In a strategic move aimed at organizational adjustments to reduce costs, Bank of Africa is expected to close down 30 percent of its branches which places an estimated 500 employees at the risk of a lay off.
“We cannot at the moment issue any specifics on the actual number of employees who will leave but its without doubt there will be some staff whose function will be redundant,” says BOA Managing Director Ronald Marambii.
Nairobi County which has 25 branches will fall to 17 and 13 more branches will be more evenly spread out within the country. The announcement again thrusts the spotlight back on the banking sector that received much of that last year following the interest capping directive.

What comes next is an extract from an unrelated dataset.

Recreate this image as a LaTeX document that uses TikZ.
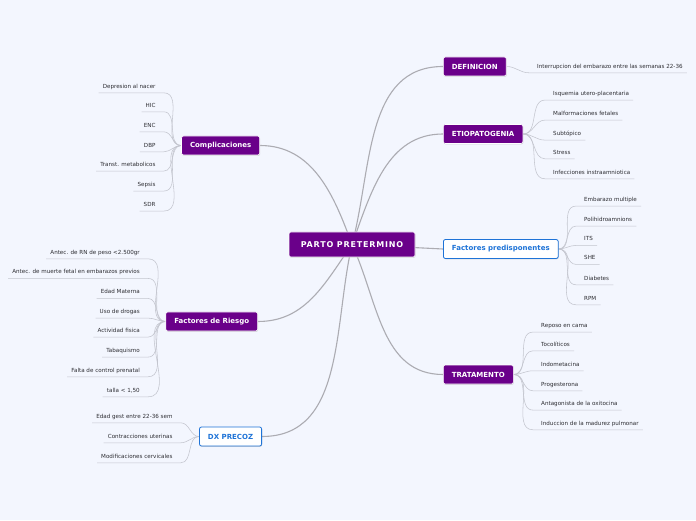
\documentclass[tikz,border=0pt]{standalone}
\usepackage{fontspec}
\setmainfont{DejaVu Sans}
\usepackage{tikz}
\usetikzlibrary{shadows}
\definecolor{mmpurple}{RGB}{106, 0, 138}
\definecolor{mmblue}{RGB}{30, 115, 215}
\definecolor{mmback}{RGB}{243, 246, 254}
\definecolor{mmline}{RGB}{172, 172, 178}
\definecolor{mmtwig}{RGB}{195, 197, 206}
\definecolor{mmtext}{RGB}{45, 45, 50}
\pgfdeclarelayer{bg}
\pgfdeclarelayer{edges}
\pgfsetlayers{bg,edges,main}

\begin{document}
\begin{tikzpicture}[x=1pt, y=1pt,
  hub/.style={fill=mmpurple, draw=white, line width=0.6pt, rounded corners=2pt,
              text=white, font=\fontsize{8}{9}\selectfont\bfseries\addfontfeature{LetterSpace=10},
              minimum width=126pt, minimum height=25pt, inner sep=0pt,
              drop shadow={shadow xshift=0.5pt, shadow yshift=-0.8pt, opacity=0.3}},
  topic/.style={fill=mmpurple, draw=white, line width=0.6pt, rounded corners=2pt,
                text=white, font=\fontsize{7}{8}\selectfont\bfseries,
                minimum height=19pt, inner xsep=8.5pt, inner ysep=0pt,
                drop shadow={shadow xshift=0.5pt, shadow yshift=-0.8pt, opacity=0.3}},
  topicb/.style={topic, fill=white, draw=mmblue, line width=0.8pt, text=mmblue},
  leaf/.style={font=\fontsize{5.6}{6.5}\selectfont, text=mmtext,
               text height=4pt, text depth=1.2pt, inner xsep=4pt, inner ysep=3.3pt},
  branch/.style={draw=mmline, line width=1.1pt},
  twig/.style={draw=mmtwig, line width=0.55pt}]
  \useasboundingbox (0,0) rectangle (696,520);
  \begin{pgfonlayer}{bg}
    \fill[mmback] (0,0) rectangle (696,520);
  \end{pgfonlayer}

  % centre and main topics
  \node[hub] (root) at (352,275.5) {PARTO PRETERMINO};
  \node[topic, anchor=west]  (defi) at (443,453.5) {DEFINICION};
  \node[topic, anchor=west]  (etio) at (443,386)   {ETIOPATOGENIA};
  \node[topicb, anchor=west] (fpre) at (443,271)   {Factores predisponentes};
  \node[topic, anchor=west]  (trat) at (443,145.5) {TRATAMENTO};
  \node[topic, anchor=east]  (comp) at (260,374.5) {Complicaciones};
  \node[topic, anchor=east]  (frie) at (258,198.5) {Factores de Riesgo};
  \node[topicb, anchor=east] (dxpr) at (262,83.5)  {DX PRECOZ};

  % right side leaves
  \node[leaf, anchor=west] (defi1) at (533,453.3) {Interrupcion del embarazo entre las semanas 22-36};

  \node[leaf, anchor=west] (etio1) at (549,426)   {Isquemia utero-placentaria};
  \node[leaf, anchor=west] (etio2) at (549,406)   {Malformaciones fetales};
  \node[leaf, anchor=west] (etio3) at (549,386)   {Subtópico};
  \node[leaf, anchor=west] (etio4) at (549,367.3) {Stress};
  \node[leaf, anchor=west] (etio5) at (549,347.3) {Infecciones instraamniotica};

  \node[leaf, anchor=west] (fpre1) at (580,320)   {Embarazo multiple};
  \node[leaf, anchor=west] (fpre2) at (580,300)   {Polihidroamnions};
  \node[leaf, anchor=west] (fpre3) at (580,280.7) {ITS};
  \node[leaf, anchor=west] (fpre4) at (580,261.7) {SHE};
  \node[leaf, anchor=west] (fpre5) at (580,241.3) {Diabetes};
  \node[leaf, anchor=west] (fpre6) at (580,221.3) {RPM};

  \node[leaf, anchor=west] (trat1) at (537,194)   {Reposo en cama};
  \node[leaf, anchor=west] (trat2) at (537,175.3) {Tocolíticos};
  \node[leaf, anchor=west] (trat3) at (537,155.3) {Indometacina};
  \node[leaf, anchor=west] (trat4) at (537,135.3) {Progesterona};
  \node[leaf, anchor=west] (trat5) at (537,116)   {Antagonista de la oxitocina};
  \node[leaf, anchor=west] (trat6) at (537,96.3)  {Induccion de la madurez pulmonar};

  % left side leaves
  \node[leaf, anchor=east] (comp1) at (159.7,433.3) {Depresion al nacer};
  \node[leaf, anchor=east] (comp2) at (159.7,414.3) {HIC};
  \node[leaf, anchor=east] (comp3) at (159.7,394.3) {ENC};
  \node[leaf, anchor=east] (comp4) at (159.7,374.3) {DBP};
  \node[leaf, anchor=east] (comp5) at (159.7,355)   {Transt. metabolicos};
  \node[leaf, anchor=east] (comp6) at (159.7,335)   {Sepsis};
  \node[leaf, anchor=east] (comp7) at (159.7,315)   {SDR};

  \node[leaf, anchor=east] (frie1) at (144,267.3) {Antec. de RN de peso <2.500gr};
  \node[leaf, anchor=east] (frie2) at (144,247.7) {Antec. de muerte fetal en embarazos previos};
  \node[leaf, anchor=east] (frie3) at (144,227.7) {Edad Materna};
  \node[leaf, anchor=east] (frie4) at (144,208)   {Uso de drogas};
  \node[leaf, anchor=east] (frie5) at (144,189)   {Actividad fisica};
  \node[leaf, anchor=east] (frie6) at (144,169)   {Tabaquismo};
  \node[leaf, anchor=east] (frie7) at (144,149.3) {Falta de control prenatal};
  \node[leaf, anchor=east] (frie8) at (144,129.3) {talla < 1,50};

  \node[leaf, anchor=east] (dxpr1) at (176.7,103.3) {Edad gest entre 22-36 sem};
  \node[leaf, anchor=east] (dxpr2) at (176.7,83.3)  {Contracciones uterinas};
  \node[leaf, anchor=east] (dxpr3) at (176.7,63.3)  {Modificaciones cervicales};

  \begin{pgfonlayer}{edges}
    % main branches
    \draw[branch] (root.center) to[out=75, in=180] (defi.west);
    \draw[branch] (root.center) to[out=70, in=180] (etio.west);
    \draw[branch] (root.center) -- (fpre.west);
    \draw[branch] (root.center) to[out=-65, in=180] (trat.west);
    \draw[branch] (root.center) to[out=110, in=0] (comp.east);
    \draw[branch] (root.center) to[out=-125, in=0] (frie.east);
    \draw[branch] (root.center) to[out=-103, in=0] (dxpr.east);
    % twigs to the right
    \draw[twig] (defi.east) to[out=0, in=180] ([xshift=-4pt]defi1.south west) -- (defi1.south east);
    \draw[twig] (etio.east) to[out=0, in=180] ([xshift=-4pt]etio1.south west) -- (etio1.south east);
    \draw[twig] (etio.east) to[out=0, in=180] ([xshift=-4pt]etio2.south west) -- (etio2.south east);
    \draw[twig] (etio.east) to[out=0, in=180] ([xshift=-4pt]etio3.south west) -- (etio3.south east);
    \draw[twig] (etio.east) to[out=0, in=180] ([xshift=-4pt]etio4.south west) -- (etio4.south east);
    \draw[twig] (etio.east) to[out=0, in=180] ([xshift=-4pt]etio5.south west) -- (etio5.south east);
    \draw[twig] (fpre.east) to[out=0, in=180] ([xshift=-4pt]fpre1.south west) -- (fpre1.south east);
    \draw[twig] (fpre.east) to[out=0, in=180] ([xshift=-4pt]fpre2.south west) -- (fpre2.south east);
    \draw[twig] (fpre.east) to[out=0, in=180] ([xshift=-4pt]fpre3.south west) -- (fpre3.south east);
    \draw[twig] (fpre.east) to[out=0, in=180] ([xshift=-4pt]fpre4.south west) -- (fpre4.south east);
    \draw[twig] (fpre.east) to[out=0, in=180] ([xshift=-4pt]fpre5.south west) -- (fpre5.south east);
    \draw[twig] (fpre.east) to[out=0, in=180] ([xshift=-4pt]fpre6.south west) -- (fpre6.south east);
    \draw[twig] (trat.east) to[out=0, in=180] ([xshift=-4pt]trat1.south west) -- (trat1.south east);
    \draw[twig] (trat.east) to[out=0, in=180] ([xshift=-4pt]trat2.south west) -- (trat2.south east);
    \draw[twig] (trat.east) to[out=0, in=180] ([xshift=-4pt]trat3.south west) -- (trat3.south east);
    \draw[twig] (trat.east) to[out=0, in=180] ([xshift=-4pt]trat4.south west) -- (trat4.south east);
    \draw[twig] (trat.east) to[out=0, in=180] ([xshift=-4pt]trat5.south west) -- (trat5.south east);
    \draw[twig] (trat.east) to[out=0, in=180] ([xshift=-4pt]trat6.south west) -- (trat6.south east);
    % twigs to the left
    \draw[twig] (comp.west) to[out=180, in=0] ([xshift=4pt]comp1.south east) -- (comp1.south west);
    \draw[twig] (comp.west) to[out=180, in=0] ([xshift=4pt]comp2.south east) -- (comp2.south west);
    \draw[twig] (comp.west) to[out=180, in=0] ([xshift=4pt]comp3.south east) -- (comp3.south west);
    \draw[twig] (comp.west) to[out=180, in=0] ([xshift=4pt]comp4.south east) -- (comp4.south west);
    \draw[twig] (comp.west) to[out=180, in=0] ([xshift=4pt]comp5.south east) -- (comp5.south west);
    \draw[twig] (comp.west) to[out=180, in=0] ([xshift=4pt]comp6.south east) -- (comp6.south west);
    \draw[twig] (comp.west) to[out=180, in=0] ([xshift=4pt]comp7.south east) -- (comp7.south west);
    \draw[twig] (frie.west) to[out=180, in=0] ([xshift=4pt]frie1.south east) -- (frie1.south west);
    \draw[twig] (frie.west) to[out=180, in=0] ([xshift=4pt]frie2.south east) -- (frie2.south west);
    \draw[twig] (frie.west) to[out=180, in=0] ([xshift=4pt]frie3.south east) -- (frie3.south west);
    \draw[twig] (frie.west) to[out=180, in=0] ([xshift=4pt]frie4.south east) -- (frie4.south west);
    \draw[twig] (frie.west) to[out=180, in=0] ([xshift=4pt]frie5.south east) -- (frie5.south west);
    \draw[twig] (frie.west) to[out=180, in=0] ([xshift=4pt]frie6.south east) -- (frie6.south west);
    \draw[twig] (frie.west) to[out=180, in=0] ([xshift=4pt]frie7.south east) -- (frie7.south west);
    \draw[twig] (frie.west) to[out=180, in=0] ([xshift=4pt]frie8.south east) -- (frie8.south west);
    \draw[twig] (dxpr.west) to[out=180, in=0] ([xshift=4pt]dxpr1.south east) -- (dxpr1.south west);
    \draw[twig] (dxpr.west) to[out=180, in=0] ([xshift=4pt]dxpr2.south east) -- (dxpr2.south west);
    \draw[twig] (dxpr.west) to[out=180, in=0] ([xshift=4pt]dxpr3.south east) -- (dxpr3.south west);
  \end{pgfonlayer}
\end{tikzpicture}
\end{document}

The bank has attributed the downsizing to strategic adjustments that will see the bank transition from the conventional brick and mortar outlets to digital channels such as mobile banking, agents and online banking which bring much desired convenience and ease of transaction, the significant expenses reduction notwithstanding.
Bank of Africa commenced operations in 2004, after successful acquisition of Credit Agricole Kenya an international French bank that had been in operation for 20 years. The bank recently opened 2 business centers for the enterprising clients one in Mombasa and Nairobi aims at enhancing efficiency by reaching their clients in real time.
BOA joins other lenders in the sector who have engaged in massive staff layoff as effects of the interest capping rate and an evolving banking landscape continue to set in. Shariah compliant lender first community bank (FCB) recently announced plans to lay off a third of its workforce who total 300, with redundancy letters as part of overall cost cutting measures.
Recently rebranded Sidian bank, last year completed the laying off of approximately 108 employees, Family, Eco bank, and Standard Chartered are all planning massive staff retrenchment . Equity Banks implemented its staff reduction last year calling it a natural attrition that had to happen.
BOA’s operation expenses stood at Ksh.2.3 billion as per the financial statements for the period to September 2016.